Yesterday, the BBC’s Huw Edwards let loose at Tom Bradby, who recently took over as chief anchor on ITV News at Ten. Edwards pointed out that six million people were watching the drama Doc Martin, but when that finished and the news came on, the viewing figures dropped to two million. Bradby and team, he suggested on Facebook, had “conspired to lose 4 million viewers in a few minutes”. Meanwhile, he proclaimed, the BBC Ten O’Clock News was watched by 4.4 million.

ITV retaliated by claiming that Edwards was rattled by the impact of its overhaul of the evening news. “Someone get Huw a saucer of milk. It’s a bit desperate, really,” an ITV source told the Daily Mail.

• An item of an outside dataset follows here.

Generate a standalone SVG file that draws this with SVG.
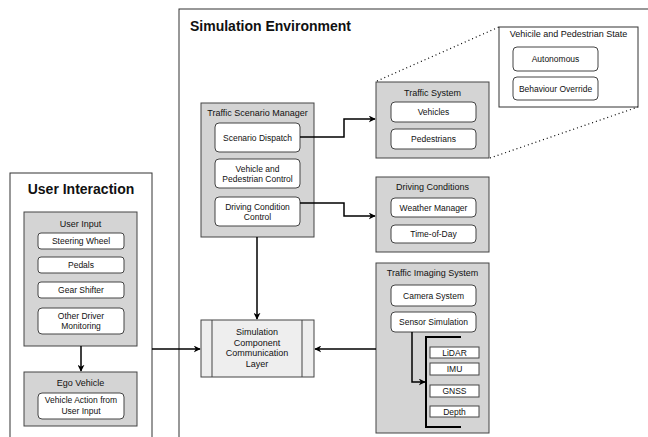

Mind you, this feud may prove to be no more than a mild tiff compared with the massive ego clash that is due to begin in January, when Robert Peston takes up his new role as ITV’s political editor, and hosts a Sunday morning chat show. If, by chance, that show attracts a smaller audience than Andrew Marr’s, will Marr gloat? Oh, I think he will.

Cross words

Wales is to have a “future generations commissioner”, who will vet Welsh government policies for their long-term impact.

Sophie Howe, who has landed the £95,000-a-year position, says she is delighted, understandably. Others are not pleased. They complain that she is too close to the Labour Party, as a former special adviser, and brings no specialised knowledge to the job.

Having seen her on television, Ruth Price, a Plaid Cymru councillor, was unimpressed. She tweeted: “Sophie Howe was crossing her legs Sharon Stone-style in her interview. What a cocky little £93k madam.”

The councillor later backed down, tweeting: “I withdraw my earlier ‘Sharon Stone’ remarks and apologise if they caused offence.”